Write out the whole listing word for word.

─── STORED DATA ───

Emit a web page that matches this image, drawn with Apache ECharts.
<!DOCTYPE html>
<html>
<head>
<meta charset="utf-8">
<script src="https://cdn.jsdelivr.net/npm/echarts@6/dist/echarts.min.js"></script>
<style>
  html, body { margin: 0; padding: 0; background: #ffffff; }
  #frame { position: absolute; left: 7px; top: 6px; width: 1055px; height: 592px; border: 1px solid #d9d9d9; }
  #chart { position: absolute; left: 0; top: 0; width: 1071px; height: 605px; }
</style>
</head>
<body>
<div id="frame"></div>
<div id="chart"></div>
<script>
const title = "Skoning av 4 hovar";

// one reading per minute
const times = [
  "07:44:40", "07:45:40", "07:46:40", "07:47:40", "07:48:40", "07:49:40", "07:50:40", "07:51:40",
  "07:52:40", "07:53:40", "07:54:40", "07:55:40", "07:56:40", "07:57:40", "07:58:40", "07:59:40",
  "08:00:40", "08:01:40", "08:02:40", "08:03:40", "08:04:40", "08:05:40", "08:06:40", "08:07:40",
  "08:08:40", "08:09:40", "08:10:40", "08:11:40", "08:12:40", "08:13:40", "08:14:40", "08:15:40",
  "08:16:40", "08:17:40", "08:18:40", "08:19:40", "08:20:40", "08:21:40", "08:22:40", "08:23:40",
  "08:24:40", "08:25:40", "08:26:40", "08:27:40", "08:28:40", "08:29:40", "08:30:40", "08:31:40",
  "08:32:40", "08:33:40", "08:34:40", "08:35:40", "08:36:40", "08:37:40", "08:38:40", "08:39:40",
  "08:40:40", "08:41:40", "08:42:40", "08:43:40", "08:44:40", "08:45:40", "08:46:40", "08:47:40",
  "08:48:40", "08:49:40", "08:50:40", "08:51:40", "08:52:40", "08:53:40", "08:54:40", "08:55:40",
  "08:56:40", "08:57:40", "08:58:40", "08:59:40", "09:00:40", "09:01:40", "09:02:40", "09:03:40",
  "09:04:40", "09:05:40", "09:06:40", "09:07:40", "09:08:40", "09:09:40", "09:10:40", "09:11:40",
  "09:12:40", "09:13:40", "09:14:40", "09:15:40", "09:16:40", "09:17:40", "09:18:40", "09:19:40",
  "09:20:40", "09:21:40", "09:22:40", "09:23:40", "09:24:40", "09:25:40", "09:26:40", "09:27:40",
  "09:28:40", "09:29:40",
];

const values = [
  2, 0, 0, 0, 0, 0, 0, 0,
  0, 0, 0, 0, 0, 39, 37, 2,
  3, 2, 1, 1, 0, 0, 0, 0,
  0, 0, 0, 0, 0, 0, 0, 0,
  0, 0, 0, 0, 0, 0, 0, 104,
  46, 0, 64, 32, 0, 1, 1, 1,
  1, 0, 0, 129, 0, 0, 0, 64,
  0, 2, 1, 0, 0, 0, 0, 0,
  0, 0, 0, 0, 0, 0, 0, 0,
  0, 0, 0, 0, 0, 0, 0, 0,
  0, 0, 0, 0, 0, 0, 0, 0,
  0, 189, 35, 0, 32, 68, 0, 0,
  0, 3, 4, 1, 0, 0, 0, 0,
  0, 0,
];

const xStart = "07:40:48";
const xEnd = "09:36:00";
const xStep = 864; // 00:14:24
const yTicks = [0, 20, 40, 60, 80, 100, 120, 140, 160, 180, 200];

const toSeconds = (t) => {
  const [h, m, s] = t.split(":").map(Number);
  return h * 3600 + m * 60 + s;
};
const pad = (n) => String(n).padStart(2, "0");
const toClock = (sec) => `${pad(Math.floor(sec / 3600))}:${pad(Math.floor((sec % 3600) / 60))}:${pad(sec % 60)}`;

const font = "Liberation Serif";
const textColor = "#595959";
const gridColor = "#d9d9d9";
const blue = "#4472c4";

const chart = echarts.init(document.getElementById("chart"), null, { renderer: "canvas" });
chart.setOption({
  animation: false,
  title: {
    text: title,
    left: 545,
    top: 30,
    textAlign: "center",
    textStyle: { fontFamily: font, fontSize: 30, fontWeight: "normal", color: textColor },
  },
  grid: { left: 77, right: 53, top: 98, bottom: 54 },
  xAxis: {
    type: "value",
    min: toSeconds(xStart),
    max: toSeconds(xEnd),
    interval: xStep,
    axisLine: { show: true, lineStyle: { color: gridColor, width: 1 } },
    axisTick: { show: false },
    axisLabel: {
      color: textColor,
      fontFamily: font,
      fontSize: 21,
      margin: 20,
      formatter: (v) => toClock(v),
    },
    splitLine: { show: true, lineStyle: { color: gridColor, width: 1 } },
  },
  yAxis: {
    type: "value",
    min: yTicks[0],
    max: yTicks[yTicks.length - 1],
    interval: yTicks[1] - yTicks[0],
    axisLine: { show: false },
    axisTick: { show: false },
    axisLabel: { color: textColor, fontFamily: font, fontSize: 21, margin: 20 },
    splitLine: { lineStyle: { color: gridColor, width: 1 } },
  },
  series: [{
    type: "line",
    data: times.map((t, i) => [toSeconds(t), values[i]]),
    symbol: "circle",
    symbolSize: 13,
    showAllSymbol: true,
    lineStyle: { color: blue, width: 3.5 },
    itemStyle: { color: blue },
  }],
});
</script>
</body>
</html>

───

§ **RESPONSE TO THE EXERCISE**
Emit a web page that matches this image, drawn with Apache ECharts.
<!DOCTYPE html>
<html>
<head>
<meta charset="utf-8">
<script src="https://cdn.jsdelivr.net/npm/echarts@6/dist/echarts.min.js"></script>
<style>
  html, body { margin: 0; padding: 0; background: #ffffff; }
  #frame { position: absolute; left: 7px; top: 6px; width: 1055px; height: 592px; border: 1px solid #d9d9d9; }
  #chart { position: absolute; left: 0; top: 0; width: 1071px; height: 605px; }
</style>
</head>
<body>
<div id="frame"></div>
<div id="chart"></div>
<script>
const title = "Skoning av 4 hovar";

// one reading per minute
const times = [
  "07:44:40", "07:45:40", "07:46:40", "07:47:40", "07:48:40", "07:49:40", "07:50:40", "07:51:40",
  "07:52:40", "07:53:40", "07:54:40", "07:55:40", "07:56:40", "07:57:40", "07:58:40", "07:59:40",
  "08:00:40", "08:01:40", "08:02:40", "08:03:40", "08:04:40", "08:05:40", "08:06:40", "08:07:40",
  "08:08:40", "08:09:40", "08:10:40", "08:11:40", "08:12:40", "08:13:40", "08:14:40", "08:15:40",
  "08:16:40", "08:17:40", "08:18:40", "08:19:40", "08:20:40", "08:21:40", "08:22:40", "08:23:40",
  "08:24:40", "08:25:40", "08:26:40", "08:27:40", "08:28:40", "08:29:40", "08:30:40", "08:31:40",
  "08:32:40", "08:33:40", "08:34:40", "08:35:40", "08:36:40", "08:37:40", "08:38:40", "08:39:40",
  "08:40:40", "08:41:40", "08:42:40", "08:43:40", "08:44:40", "08:45:40", "08:46:40", "08:47:40",
  "08:48:40", "08:49:40", "08:50:40", "08:51:40", "08:52:40", "08:53:40", "08:54:40", "08:55:40",
  "08:56:40", "08:57:40", "08:58:40", "08:59:40", "09:00:40", "09:01:40", "09:02:40", "09:03:40",
  "09:04:40", "09:05:40", "09:06:40", "09:07:40", "09:08:40", "09:09:40", "09:10:40", "09:11:40",
  "09:12:40", "09:13:40", "09:14:40", "09:15:40", "09:16:40", "09:17:40", "09:18:40", "09:19:40",
  "09:20:40", "09:21:40", "09:22:40", "09:23:40", "09:24:40", "09:25:40", "09:26:40", "09:27:40",
  "09:28:40", "09:29:40",
];

const values = [
  2, 0, 0, 0, 0, 0, 0, 0,
  0, 0, 0, 0, 0, 39, 37, 2,
  3, 2, 1, 1, 0, 0, 0, 0,
  0, 0, 0, 0, 0, 0, 0, 0,
  0, 0, 0, 0, 0, 0, 0, 104,
  46, 0, 64, 32, 0, 1, 1, 1,
  1, 0, 0, 129, 0, 0, 0, 64,
  0, 2, 1, 0, 0, 0, 0, 0,
  0, 0, 0, 0, 0, 0, 0, 0,
  0, 0, 0, 0, 0, 0, 0, 0,
  0, 0, 0, 0, 0, 0, 0, 0,
  0, 189, 35, 0, 32, 68, 0, 0,
  0, 3, 4, 1, 0, 0, 0, 0,
  0, 0,
];

const xStart = "07:40:48";
const xEnd = "09:36:00";
const xStep = 864; // 00:14:24
const yTicks = [0, 20, 40, 60, 80, 100, 120, 140, 160, 180, 200];

const toSeconds = (t) => {
  const [h, m, s] = t.split(":").map(Number);
  return h * 3600 + m * 60 + s;
};
const pad = (n) => String(n).padStart(2, "0");
const toClock = (sec) => `${pad(Math.floor(sec / 3600))}:${pad(Math.floor((sec % 3600) / 60))}:${pad(sec % 60)}`;

const font = "Liberation Serif";
const textColor = "#595959";
const gridColor = "#d9d9d9";
const blue = "#4472c4";

const chart = echarts.init(document.getElementById("chart"), null, { renderer: "canvas" });
chart.setOption({
  animation: false,
  title: {
    text: title,
    left: 545,
    top: 30,
    textAlign: "center",
    textStyle: { fontFamily: font, fontSize: 30, fontWeight: "normal", color: textColor },
  },
  grid: { left: 77, right: 53, top: 98, bottom: 54 },
  xAxis: {
    type: "value",
    min: toSeconds(xStart),
    max: toSeconds(xEnd),
    interval: xStep,
    axisLine: { show: true, lineStyle: { color: gridColor, width: 1 } },
    axisTick: { show: false },
    axisLabel: {
      color: textColor,
      fontFamily: font,
      fontSize: 21,
      margin: 20,
      formatter: (v) => toClock(v),
    },
    splitLine: { show: true, lineStyle: { color: gridColor, width: 1 } },
  },
  yAxis: {
    type: "value",
    min: yTicks[0],
    max: yTicks[yTicks.length - 1],
    interval: yTicks[1] - yTicks[0],
    axisLine: { show: false },
    axisTick: { show: false },
    axisLabel: { color: textColor, fontFamily: font, fontSize: 21, margin: 20 },
    splitLine: { lineStyle: { color: gridColor, width: 1 } },
  },
  series: [{
    type: "line",
    data: times.map((t, i) => [toSeconds(t), values[i]]),
    symbol: "circle",
    symbolSize: 13,
    showAllSymbol: true,
    lineStyle: { color: blue, width: 3.5 },
    itemStyle: { color: blue },
  }],
});
</script>
</body>
</html>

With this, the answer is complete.